The hustle and bustle of Christmas is nearly upon us, which means that it’s time for the annual onslaught of Christian voices decrying the tragic commercialization and secularization of the holidays. And while I suppose that these folks make some worthwhile points, I must confess that I usually remain unaffected by their rhetoric. It’s not because I’m apathetic about Christmas losing its meaning. It’s because I’ve come to realize that the greatest threat endangering me of not having a Christ-centered Christmas isn’t a Walmart Black Friday sale or the Starbucks baristas generically wishing me “Happy Holidays.” The greatest threat facing me this Christmas is my own short-sighted, forgetful, inwardly focused heart.
I’m naturally prone to marginalize the mysteries of the incarnation. I take for granted the glorious reality that God himself would take on flesh to bring his people into eternal fellowship with him. So whether it’s Christmas season or any other time of the year, my heart needs to be regularly kindled by fresh encounters with our incarnate Lord. I need to be routinely refueled by high-octane, gospel-saturated theology. I’m sure you can relate. If you don’t intentionally set your gaze on the wonders of Christ, you’ll overlook them altogether. The true Grinch lives within.
In her new book Found in Him: The Joy of the Incarnation and Our Union with Christ, Elyse Fitzpatrick hits the nail on the head:
The incarnate God-man Jesus Christ is completely matchless, and his condescension to humanity’s earthiness, finitude, frailty, and sin should astonish us and provoke worship. But the sad truth is that we’ve become so very familiar with this story that we can hum carols during the Christmas season while we shop for trinkets and never once fall on our faces in awe.

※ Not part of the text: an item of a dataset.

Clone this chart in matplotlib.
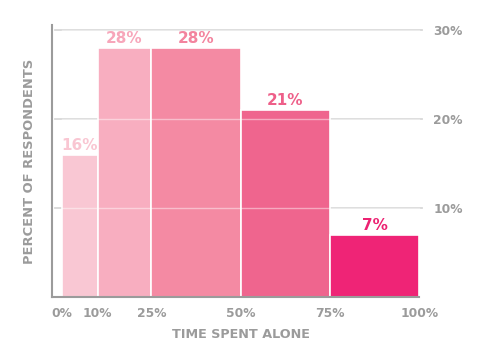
import matplotlib
matplotlib.use("Agg")
import matplotlib.pyplot as plt

matplotlib.rcParams["font.family"] = ["DejaVu Sans"]

# data
bin_edges = [0, 10, 25, 50, 75, 100]
percent = [16, 28, 28, 21, 7]
bar_colors = ["#f9c7d3", "#f8aec0", "#f48aa3", "#ef658e", "#ef2476"]
label_colors = ["#f9c6d2", "#f7a6ba", "#f3849e", "#ee5f89", "#ec2272"]
x_ticks = [0, 10, 25, 50, 75, 100]
x_ticklabels = ["0%", "10%", "25%", "50%", "75%", "100%"]
y_ticks = [10, 20, 30]
y_ticklabels = ["10%", "20%", "30%"]

gray = "#9b9b9b"

fig = plt.figure(figsize=(5, 3.55), dpi=100)
ax = fig.add_axes([0.104, 0.1634, 0.74, 0.765])

lefts = bin_edges[:-1]
widths = [b - a for a, b in zip(bin_edges[:-1], bin_edges[1:])]
ax.bar(lefts, percent, width=widths, align="edge", color=bar_colors,
       edgecolor="white", linewidth=1.2, zorder=2)

for x0, w, p, c in zip(lefts, widths, percent, label_colors):
    ax.text(x0 + w / 2, p + 0.2, f"{p}%", ha="center", va="bottom",
            color=c, fontsize=11, fontweight="bold", zorder=4)

# grid: gray behind, faint white across the bars
for y in y_ticks:
    ax.plot([-2.0, 100.8], [y, y], color="#d8d8d8", lw=1.3, zorder=1, clip_on=False)
    ax.plot([0, 100], [y, y], color="white", lw=1.0, alpha=0.45, zorder=3)

ax.set_xlim(-2.8, 100.8)
ax.set_ylim(0, 30.5)

for s in ["top", "right"]:
    ax.spines[s].set_visible(False)
for s in ["left", "bottom"]:
    ax.spines[s].set_color(gray)
    ax.spines[s].set_linewidth(1.5)
ax.spines["bottom"].set_bounds(-2.8, 100)

ax.set_xticks(x_ticks)
ax.set_xticklabels(x_ticklabels)
ax.set_yticks(y_ticks)
ax.set_yticklabels(y_ticklabels)
ax.tick_params(axis="x", length=0, pad=7, labelsize=8.8, labelcolor=gray)
ax.tick_params(axis="y", length=0, pad=8, labelsize=8.8, labelcolor=gray,
               left=False, labelleft=False, right=False, labelright=True)
for t in ax.get_xticklabels() + ax.get_yticklabels():
    t.set_fontweight("bold")

fig.text(241 / 500, 1 - 335 / 355, "TIME SPENT ALONE", ha="center", va="center",
         color=gray, fontsize=9.2, fontweight="bold")
fig.text(30 / 500, 1 - 161 / 355, "PERCENT OF RESPONDENTS", ha="center", va="center",
         rotation=90, color=gray, fontsize=9.4, fontweight="bold")

fig.savefig("out.png", dpi=100)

Throughout the course of her book, Fitzpatrick helps us to do just that—to fall on our faces in awe—by offering up a delightfully refreshing meditation on the twin doctrines of Jesus’ incarnation and our union with him. But she doesn’t do it in a detached, dry, academically hollow manner. She does it with fervor and warmth and wonder. In fact, Fitzpatrick has the unique ability to present theologically deep truths in a doxologically soaring manner. To read this book is to worship.
Many of us are tempted to think that such theological reflections are impractical or irrelevant for our daily lives. But this assumption couldn’t be more distant from the truth. Fitzpatrick laments, “It’s a sad reality that many Christians spend their entire lives wandering around a spiritual wilderness, malnourished, thirsting, and consuming rubbish because they have never feasted on the soul-consoling, heart-transforming, zeal-engendering truth found in the study of the incarnation and union.” What's at stake here is nothing less than our spiritual health. Our souls are too often content with snacking on junk food when what we really need is a feast!
So while you’re buying your presents and hanging your multi-colored lights and planning your holiday travels, I would encourage you to grab this book and take a few moments to stop, reflect, and celebrate the magnificent mystery of Christ becoming like us so that we might be found in him.